I am wanting to take apart my S4 sliding window for cleaning and also want to fit new felt ? runners. They have worn out.

I have seen a diagram before and was sure it was on leisurespares web site but can not find it now ..

Also can not find anything about getting it apart Must be possible as you cab buy replacement glass ,well plastic for them

Any one got ant idea how to do it or any web info would be a great help.


Martin


----------



## Pudsey_Bear (Sep 25, 2008)

If you can possibly avoid doing it I would, I bought one for my self build, but it wouldn't slide easily, so I stripped it down to free it off, it was a nightmare to put back together, the tightening of the screws for the top and bottom sliding rails is critical.

Unless it is leaking I'd live with it.


----------



## LT Man (Nov 11, 2016)

Thank for the info kev.
I will think long and hard about that one .
I have emailed Dometic about it also so will see if i get a reply .

I am taking the window out the van anyway to change the sealant so wanted to fit new felt guides as just in bits and clean it out as it looks terrible.

On the other hand do not want to open the can of worms .



Martin


----------



## dghr272 (Jun 14, 2012)

LT Man said:


> Thank for the info kev.
> I will think long and hard about that one .
> I have emailed Dometic about it also so will see if i get a reply .
> 
> ...


Felt runners not listed as spares in link below........

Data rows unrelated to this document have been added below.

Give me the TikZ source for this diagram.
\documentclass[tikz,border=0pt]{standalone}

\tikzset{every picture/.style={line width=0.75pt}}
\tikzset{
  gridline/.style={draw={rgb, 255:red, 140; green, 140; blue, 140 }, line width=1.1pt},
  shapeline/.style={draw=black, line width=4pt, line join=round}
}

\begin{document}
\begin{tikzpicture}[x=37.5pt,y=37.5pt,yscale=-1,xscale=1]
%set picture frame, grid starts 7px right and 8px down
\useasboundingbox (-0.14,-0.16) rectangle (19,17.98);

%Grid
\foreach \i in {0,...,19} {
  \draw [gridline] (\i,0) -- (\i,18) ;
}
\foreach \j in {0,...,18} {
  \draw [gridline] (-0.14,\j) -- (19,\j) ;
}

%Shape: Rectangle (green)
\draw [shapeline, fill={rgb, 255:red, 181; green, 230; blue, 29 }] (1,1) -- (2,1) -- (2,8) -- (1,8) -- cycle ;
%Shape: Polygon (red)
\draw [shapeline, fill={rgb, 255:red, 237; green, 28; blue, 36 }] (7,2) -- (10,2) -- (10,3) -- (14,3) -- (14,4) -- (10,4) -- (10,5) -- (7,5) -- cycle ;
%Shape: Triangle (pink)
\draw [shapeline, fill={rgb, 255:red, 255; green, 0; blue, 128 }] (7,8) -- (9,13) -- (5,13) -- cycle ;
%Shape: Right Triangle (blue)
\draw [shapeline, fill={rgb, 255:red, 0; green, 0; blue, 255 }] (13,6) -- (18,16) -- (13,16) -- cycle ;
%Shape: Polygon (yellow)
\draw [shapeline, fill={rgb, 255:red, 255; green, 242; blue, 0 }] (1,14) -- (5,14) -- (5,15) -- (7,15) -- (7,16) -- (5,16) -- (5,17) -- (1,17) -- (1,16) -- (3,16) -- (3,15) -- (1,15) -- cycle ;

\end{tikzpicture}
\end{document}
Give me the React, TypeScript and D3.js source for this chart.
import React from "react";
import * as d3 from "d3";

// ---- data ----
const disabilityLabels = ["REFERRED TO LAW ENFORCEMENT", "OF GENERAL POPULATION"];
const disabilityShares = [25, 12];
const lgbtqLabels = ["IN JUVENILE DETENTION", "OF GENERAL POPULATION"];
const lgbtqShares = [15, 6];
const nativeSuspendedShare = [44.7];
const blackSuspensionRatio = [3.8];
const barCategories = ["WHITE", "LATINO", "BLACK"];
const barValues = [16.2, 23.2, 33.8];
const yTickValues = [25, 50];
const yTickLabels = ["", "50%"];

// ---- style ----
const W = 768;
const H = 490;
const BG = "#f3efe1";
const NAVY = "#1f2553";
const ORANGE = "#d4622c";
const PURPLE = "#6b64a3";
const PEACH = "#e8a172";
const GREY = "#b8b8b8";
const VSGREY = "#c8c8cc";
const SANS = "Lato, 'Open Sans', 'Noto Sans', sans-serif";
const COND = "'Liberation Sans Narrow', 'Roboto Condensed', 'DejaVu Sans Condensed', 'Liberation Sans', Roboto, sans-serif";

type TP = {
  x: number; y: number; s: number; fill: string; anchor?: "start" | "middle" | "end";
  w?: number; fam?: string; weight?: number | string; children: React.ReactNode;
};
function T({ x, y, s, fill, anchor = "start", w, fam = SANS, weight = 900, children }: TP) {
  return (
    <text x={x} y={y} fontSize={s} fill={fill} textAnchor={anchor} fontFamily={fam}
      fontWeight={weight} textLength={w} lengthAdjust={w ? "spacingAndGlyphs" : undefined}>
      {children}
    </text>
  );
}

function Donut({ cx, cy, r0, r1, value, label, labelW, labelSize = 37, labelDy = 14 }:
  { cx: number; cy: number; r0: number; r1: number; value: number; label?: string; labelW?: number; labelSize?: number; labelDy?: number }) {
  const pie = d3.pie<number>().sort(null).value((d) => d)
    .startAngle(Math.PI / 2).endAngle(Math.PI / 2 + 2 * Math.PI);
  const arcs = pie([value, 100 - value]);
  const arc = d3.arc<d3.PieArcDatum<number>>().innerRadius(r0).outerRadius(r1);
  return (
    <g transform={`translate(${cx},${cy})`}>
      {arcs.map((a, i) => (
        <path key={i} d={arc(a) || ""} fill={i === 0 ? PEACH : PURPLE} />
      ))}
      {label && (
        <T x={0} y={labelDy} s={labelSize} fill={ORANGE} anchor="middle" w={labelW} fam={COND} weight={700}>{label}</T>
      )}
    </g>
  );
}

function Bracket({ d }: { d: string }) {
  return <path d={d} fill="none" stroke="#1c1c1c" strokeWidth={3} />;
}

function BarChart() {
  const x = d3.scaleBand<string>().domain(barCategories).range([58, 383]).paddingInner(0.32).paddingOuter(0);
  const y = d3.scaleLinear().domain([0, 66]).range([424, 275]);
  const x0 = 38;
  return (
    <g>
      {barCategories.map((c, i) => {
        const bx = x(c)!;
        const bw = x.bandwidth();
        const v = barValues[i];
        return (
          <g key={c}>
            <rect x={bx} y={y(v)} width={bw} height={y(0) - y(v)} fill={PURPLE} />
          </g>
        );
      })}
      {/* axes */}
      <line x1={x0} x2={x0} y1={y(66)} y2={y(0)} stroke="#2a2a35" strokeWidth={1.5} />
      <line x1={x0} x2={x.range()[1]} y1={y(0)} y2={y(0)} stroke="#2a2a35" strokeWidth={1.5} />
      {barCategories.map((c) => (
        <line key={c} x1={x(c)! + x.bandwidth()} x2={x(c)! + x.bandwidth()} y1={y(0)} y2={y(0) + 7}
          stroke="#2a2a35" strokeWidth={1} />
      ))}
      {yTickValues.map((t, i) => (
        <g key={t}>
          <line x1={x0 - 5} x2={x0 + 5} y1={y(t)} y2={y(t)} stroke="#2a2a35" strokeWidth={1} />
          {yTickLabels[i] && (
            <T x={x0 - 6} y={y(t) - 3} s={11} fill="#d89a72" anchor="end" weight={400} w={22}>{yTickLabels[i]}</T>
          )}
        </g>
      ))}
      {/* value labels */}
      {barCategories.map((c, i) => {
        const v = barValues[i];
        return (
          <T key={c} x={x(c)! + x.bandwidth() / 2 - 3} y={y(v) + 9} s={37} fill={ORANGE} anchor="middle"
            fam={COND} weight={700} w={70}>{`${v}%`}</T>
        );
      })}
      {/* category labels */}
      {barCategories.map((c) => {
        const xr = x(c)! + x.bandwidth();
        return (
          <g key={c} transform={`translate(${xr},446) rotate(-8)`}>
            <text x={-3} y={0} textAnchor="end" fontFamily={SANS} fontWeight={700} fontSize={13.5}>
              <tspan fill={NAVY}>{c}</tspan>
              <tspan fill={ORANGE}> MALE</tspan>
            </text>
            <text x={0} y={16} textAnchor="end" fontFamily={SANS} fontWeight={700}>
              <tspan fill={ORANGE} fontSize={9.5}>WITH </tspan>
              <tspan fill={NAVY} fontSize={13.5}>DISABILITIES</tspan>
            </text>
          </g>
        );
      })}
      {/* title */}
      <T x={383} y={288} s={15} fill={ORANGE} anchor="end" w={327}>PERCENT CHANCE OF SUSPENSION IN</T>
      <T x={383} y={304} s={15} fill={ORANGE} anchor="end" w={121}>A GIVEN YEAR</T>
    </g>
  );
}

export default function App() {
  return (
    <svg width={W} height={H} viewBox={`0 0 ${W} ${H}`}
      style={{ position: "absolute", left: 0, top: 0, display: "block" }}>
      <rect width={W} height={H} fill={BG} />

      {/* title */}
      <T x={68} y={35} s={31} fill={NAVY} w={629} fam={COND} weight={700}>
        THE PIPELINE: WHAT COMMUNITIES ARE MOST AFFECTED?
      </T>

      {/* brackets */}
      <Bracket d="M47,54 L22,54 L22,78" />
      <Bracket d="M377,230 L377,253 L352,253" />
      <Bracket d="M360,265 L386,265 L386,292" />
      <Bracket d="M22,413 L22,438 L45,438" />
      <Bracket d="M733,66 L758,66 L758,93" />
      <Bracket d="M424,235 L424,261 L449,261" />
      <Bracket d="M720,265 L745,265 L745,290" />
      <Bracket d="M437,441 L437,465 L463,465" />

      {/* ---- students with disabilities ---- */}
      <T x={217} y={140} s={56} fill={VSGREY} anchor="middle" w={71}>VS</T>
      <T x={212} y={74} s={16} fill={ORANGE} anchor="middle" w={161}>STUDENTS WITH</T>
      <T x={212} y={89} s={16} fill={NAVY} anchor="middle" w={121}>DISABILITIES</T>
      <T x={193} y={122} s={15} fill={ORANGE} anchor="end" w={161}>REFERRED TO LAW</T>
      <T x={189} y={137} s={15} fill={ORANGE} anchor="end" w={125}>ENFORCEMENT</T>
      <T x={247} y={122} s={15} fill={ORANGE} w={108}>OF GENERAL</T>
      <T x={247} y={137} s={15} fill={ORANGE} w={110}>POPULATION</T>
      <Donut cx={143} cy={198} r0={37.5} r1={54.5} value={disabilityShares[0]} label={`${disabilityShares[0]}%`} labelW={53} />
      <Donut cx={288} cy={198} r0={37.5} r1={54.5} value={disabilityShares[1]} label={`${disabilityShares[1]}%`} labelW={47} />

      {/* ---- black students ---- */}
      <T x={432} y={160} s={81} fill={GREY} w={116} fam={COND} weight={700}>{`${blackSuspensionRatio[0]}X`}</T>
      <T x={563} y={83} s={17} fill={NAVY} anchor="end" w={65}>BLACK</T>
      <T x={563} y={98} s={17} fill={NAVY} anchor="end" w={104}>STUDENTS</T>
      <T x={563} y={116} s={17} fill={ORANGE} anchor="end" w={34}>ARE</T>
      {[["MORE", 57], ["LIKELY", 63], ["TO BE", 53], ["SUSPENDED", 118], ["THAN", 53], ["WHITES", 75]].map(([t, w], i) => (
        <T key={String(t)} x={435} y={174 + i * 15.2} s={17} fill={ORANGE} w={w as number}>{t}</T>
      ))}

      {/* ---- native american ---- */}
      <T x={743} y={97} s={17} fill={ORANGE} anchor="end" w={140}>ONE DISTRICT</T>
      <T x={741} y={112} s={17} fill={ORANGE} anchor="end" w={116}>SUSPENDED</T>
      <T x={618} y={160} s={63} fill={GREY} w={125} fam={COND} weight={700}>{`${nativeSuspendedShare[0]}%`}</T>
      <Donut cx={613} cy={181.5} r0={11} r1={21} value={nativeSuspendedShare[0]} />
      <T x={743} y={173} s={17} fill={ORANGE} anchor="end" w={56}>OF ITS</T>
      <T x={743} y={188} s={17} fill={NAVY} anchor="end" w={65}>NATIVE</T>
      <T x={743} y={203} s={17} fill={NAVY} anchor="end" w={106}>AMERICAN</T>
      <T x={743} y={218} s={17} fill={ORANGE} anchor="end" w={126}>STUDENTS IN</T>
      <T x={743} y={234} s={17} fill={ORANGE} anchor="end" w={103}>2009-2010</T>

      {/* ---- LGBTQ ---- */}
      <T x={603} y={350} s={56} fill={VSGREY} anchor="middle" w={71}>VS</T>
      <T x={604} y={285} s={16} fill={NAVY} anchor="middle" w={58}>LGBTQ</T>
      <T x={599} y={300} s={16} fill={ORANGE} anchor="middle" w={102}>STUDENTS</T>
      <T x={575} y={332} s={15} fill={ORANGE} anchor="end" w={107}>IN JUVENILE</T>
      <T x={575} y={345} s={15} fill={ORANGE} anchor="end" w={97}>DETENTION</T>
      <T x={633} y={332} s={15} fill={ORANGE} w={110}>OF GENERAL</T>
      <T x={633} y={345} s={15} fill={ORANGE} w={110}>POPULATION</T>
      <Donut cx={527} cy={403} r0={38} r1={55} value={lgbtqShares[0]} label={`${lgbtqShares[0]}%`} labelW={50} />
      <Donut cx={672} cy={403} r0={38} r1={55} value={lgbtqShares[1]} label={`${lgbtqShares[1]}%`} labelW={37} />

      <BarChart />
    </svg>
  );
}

https://www.leisureshopdirect.com/v...rts-for-seitz-sliding-s4-s4.6-windows#ppSpecs[iframes]/2/

Terry


----------



## Webby1 (Mar 11, 2012)

> On the other hand do not want to open the can of worms


.

Our rooflight was leaking a bit (well in a 10 month trip it leaked in 2 torrential downpours) It was decided ?????? that it needed reseating if not replacing.

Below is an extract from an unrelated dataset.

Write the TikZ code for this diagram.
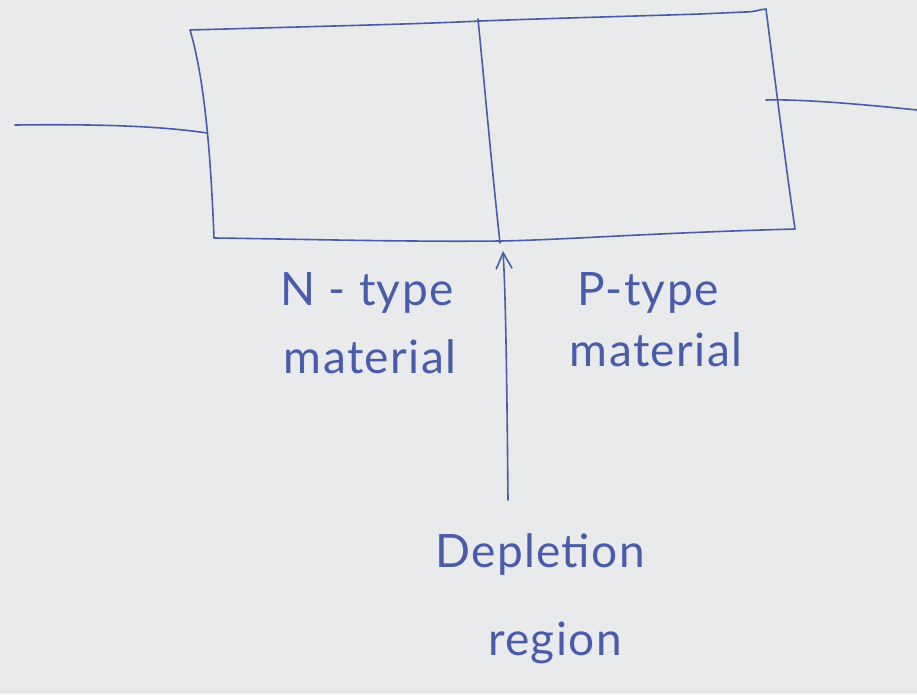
\documentclass[tikz,border=0pt]{standalone}
\usepackage{fontspec}
\setmainfont{Lato}[LetterSpace=3]
\usetikzlibrary{arrows.meta}
\definecolor{ink}{RGB}{72,92,170}
\definecolor{board}{RGB}{233,234,236}
\tikzset{
  pen/.style={draw=ink, line width=1.6pt, line cap=round, line join=round},
  hand/.style={text=ink, font=\fontsize{46}{50}\selectfont, anchor=base, inner sep=0pt},
}
\begin{document}
\begin{tikzpicture}[x=1pt,y=-1pt]
  % board
  \fill[board] (0,0) rectangle (917,694);
  \useasboundingbox (0,0) rectangle (917,694);

  % junction block (two halves)
  \draw[pen] (190,30) .. controls (330,26) and (420,24) .. (480,21)
             .. controls (560,18) and (640,16) .. (700,14)
             -- (745,12) .. controls (755,12) and (762,9) .. (766,9)
             .. controls (775,80) and (785,160) .. (795,229)
             .. controls (650,233) and (560,240) .. (500,241)
             .. controls (400,242) and (300,239) .. (214,238)
             .. controls (211,160) and (205,80) .. (190,30);
  % junction boundary
  \draw[pen] (478,19) .. controls (484,80) and (492,170) .. (500,243);

  % terminals
  \coordinate (leadL) at (15,125);
  \coordinate (pinL) at (207,133);
  \coordinate (pinR) at (766,100);
  \coordinate (leadR) at (917,110);
  \draw[pen] (leadL) .. controls (100,124) and (160,126) .. (pinL);
  \draw[pen] (pinR) .. controls (800,99) and (860,104) .. (leadR);

  % labels
  \node[hand] (ntype) at (367,305) {N - type};
  \node[hand] (nmat)  at (370,373) {material};
  \node[hand] (ptype) at (648,305) {P-type};
  \node[hand] (pmat)  at (656,366) {material};
  \node[hand] (depl)  at (540,567) {Depletion};
  \node[hand] (regn)  at (555,655) {region};

  % pointer to the depletion region
  \coordinate (tail) at (508,500);
  \coordinate (tip) at (503,251);
  \draw[pen, -{Straight Barb[length=16pt,width=16pt]}] (tail) .. controls (507,400) and (506,300) .. (tip);
\end{tikzpicture}
\end{document}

Now the black mastic is like the devil's excrement and it is a long time since I have despaired of a job and wished I had never started.

I agree with Kev to leave it and even if leaking my first stop NOW would be to slap on some sealant and then some more.Never again.


----------



## Pudsey_Bear (Sep 25, 2008)

The S4 slider rails sit on a none square frame, I think they must use a jig to get them just right, doing it again I'd take some very careful measurements before going near it, but you have to mastic under them too which will cause errors in the overall distance between the top and bottom slides, making it either too tight or too slack.


----------



## LT Man (Nov 11, 2016)

Yep Terry i had seen that they are not listed so as Kev says not meant to cone apart again , just replaced whole.

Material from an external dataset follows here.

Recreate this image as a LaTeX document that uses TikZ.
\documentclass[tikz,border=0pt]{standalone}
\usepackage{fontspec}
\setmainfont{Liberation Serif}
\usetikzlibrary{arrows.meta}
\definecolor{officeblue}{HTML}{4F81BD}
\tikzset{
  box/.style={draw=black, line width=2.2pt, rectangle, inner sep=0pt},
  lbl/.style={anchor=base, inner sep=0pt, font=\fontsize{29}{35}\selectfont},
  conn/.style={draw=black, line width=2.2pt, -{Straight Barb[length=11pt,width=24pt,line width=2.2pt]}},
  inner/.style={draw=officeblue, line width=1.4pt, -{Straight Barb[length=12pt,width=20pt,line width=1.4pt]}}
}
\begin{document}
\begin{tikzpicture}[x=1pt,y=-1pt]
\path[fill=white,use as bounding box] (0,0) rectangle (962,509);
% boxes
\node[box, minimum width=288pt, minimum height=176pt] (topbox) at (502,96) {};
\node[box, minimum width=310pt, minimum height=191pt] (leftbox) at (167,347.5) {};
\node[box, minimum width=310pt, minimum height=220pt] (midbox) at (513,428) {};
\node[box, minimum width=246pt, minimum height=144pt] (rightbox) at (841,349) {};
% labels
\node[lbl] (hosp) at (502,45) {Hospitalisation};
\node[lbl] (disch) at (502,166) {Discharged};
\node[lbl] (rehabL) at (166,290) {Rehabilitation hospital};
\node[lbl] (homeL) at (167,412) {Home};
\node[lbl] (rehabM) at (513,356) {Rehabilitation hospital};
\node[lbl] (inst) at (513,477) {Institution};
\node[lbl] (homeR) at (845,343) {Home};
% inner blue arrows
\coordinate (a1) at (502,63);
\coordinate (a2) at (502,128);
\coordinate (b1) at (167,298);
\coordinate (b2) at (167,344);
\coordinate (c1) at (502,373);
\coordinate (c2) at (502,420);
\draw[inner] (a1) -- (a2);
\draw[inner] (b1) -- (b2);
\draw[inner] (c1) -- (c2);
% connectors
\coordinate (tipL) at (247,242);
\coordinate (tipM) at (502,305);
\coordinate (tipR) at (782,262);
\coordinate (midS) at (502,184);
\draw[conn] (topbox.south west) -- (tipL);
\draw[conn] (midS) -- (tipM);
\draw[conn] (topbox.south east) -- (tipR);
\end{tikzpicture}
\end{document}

The top felt looks to be ok . So was considering putting that one on the bottom and not sure about top yet but am starting to think about the can of worms i will open.

Thing is the window is coming out anyway to remove the last bit of faded graphics and re fit with a better product than the non setting black c**p . 

Done other windows and looks much better. mind you it takes 4 hours to clean the black stuff off one window frame .

If anyone wants to see before and after photos I can post them.

Will take it out and see how it comes apart , then decide on the gamble of getting it sorted or not.



Martin


PS. No reply from Dometic . I should have known


----------



## dghr272 (Jun 14, 2012)

Detailed pics would be good Martin as it would help other members considering a similar exercise.

Good luck.

Terry


----------



## Webby1 (Mar 11, 2012)

> mind you it takes 4 hours to clean the black stuff off one window frame .


You're lucky it took me almost 4 days and there was still black beads in the corners.

Black Mastic.............. Devil's Excrement

Thank God for White Spirit.......................Angel Wee


----------



## LT Man (Nov 11, 2016)

I will put a new post on here with photos as i do the next one to show how I get it out and back in 
Will also post a quick written description of the job. As terry mentioned it may help some other members in the future
Also the difference after the job.

It will not be for about two to three weeks as busy at mo.

Martin


----------